The Kelowna Chamber of Commerce is wary of new B.C. legislation that aims to protect agricultural land.
The Kelowna Chamber of Commerce spoke about the legislation under Bill 15 which was introduced in the House Thursday modifying Agricultural Land Commission governance in B.C.
“While we wholeheartedly support the ongoing protection of farmland, we are cautious about moving decision-making out of the local area and out of the hands of individual farm owners. So long as there is solid regional representation – at least two people from the Okanagan remaining on the single commission – we can be supportive of changes to the ALC governance model,” said chamber president Carmen Sparg, in an emailed statement.
A key change to legislation is that only the province, local governments or “a prescribed public body” can apply to the newly reorganized ALC for an exclusion of farmland.
“In terms of taking away the ability of local landowners to apply directly for exclusions and moving that process to only local governments and First Nations governments, we remain cautious: generally our local municipality has worked well with landowners and the ALC, but those relationships need to be strengthened if the needs and interests of local agriculture are to be properly represented,” said Sparg.
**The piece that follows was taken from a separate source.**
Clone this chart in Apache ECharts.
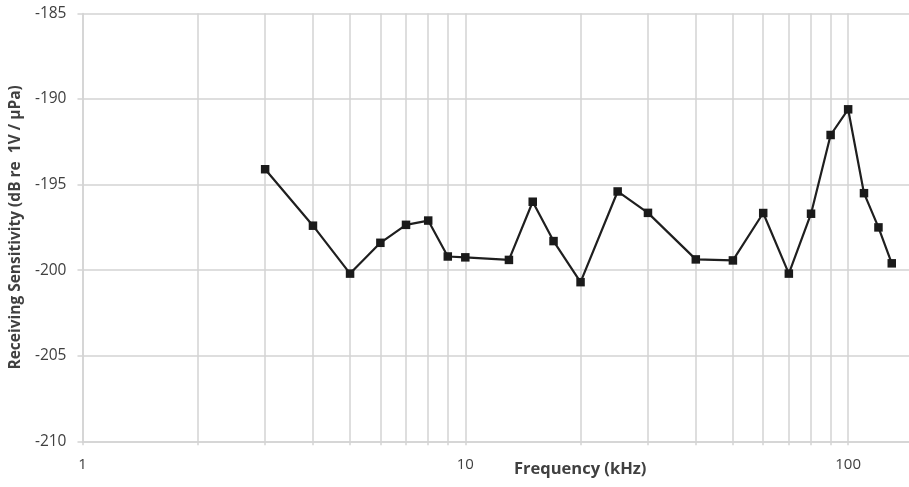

“What’s truly important to us here in the Okanagan is the sustainability of our agricultural industry: from cattle to fowl, speciality artisanal products, our robust fruit and tree fruit industries, other farm crops for our local population and for markets around the world. Of equal and growing importance is the agri-tourism industry, growing every year, and often requiring innovative solutions where exclusions are required. We want any appointed commissioners to keep an open mind as our needs continue to evolve,” she said, in a statement.
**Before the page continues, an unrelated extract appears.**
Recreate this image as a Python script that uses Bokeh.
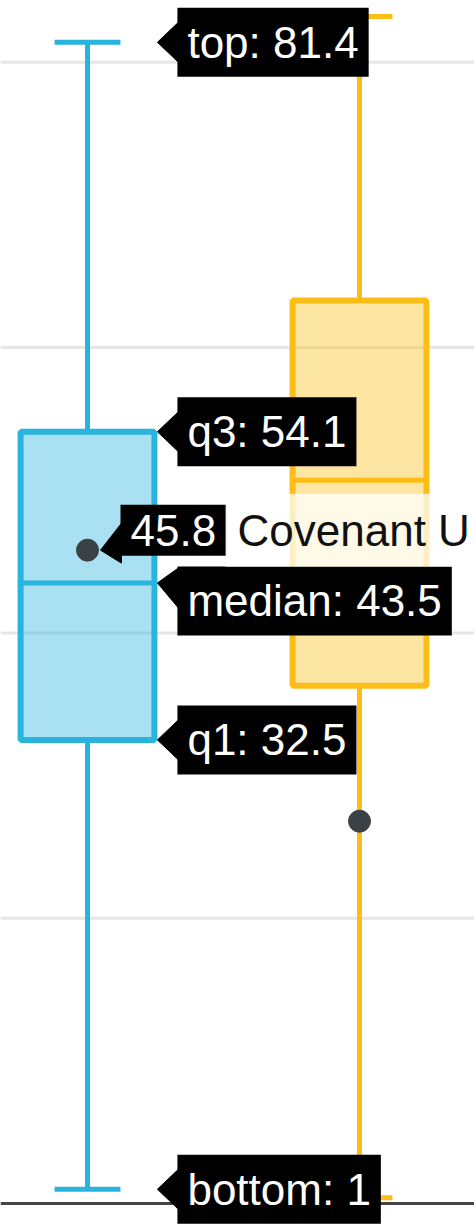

“There is a wealth of local knowledge here in the Okanagan concerning all aspects of agriculture. We want fair protection of our valuable land base now and into the future. Our Chamber has always been a strong supporter of local agriculture in Kelowna and the Okanagan, and we know how difficult it sometimes is for the farming community to get clear answers when it comes to land use, exclusions, and working with other government bodies on issues governed by ALC rules and principles.”
“Like any new legislation,” Sparg said, “there will be details to come, especially on how decisions are made and applied, and how power is exercised. We will encourage the newly organized ALC to continue to work closely with municipalities, as has generally happened in the past here with the City of Kelowna. We look forward to the details of the legislation once it is debated and adopted.”
“We will be seeking further clarification from the Minister and corresponding regarding the issue,” she said.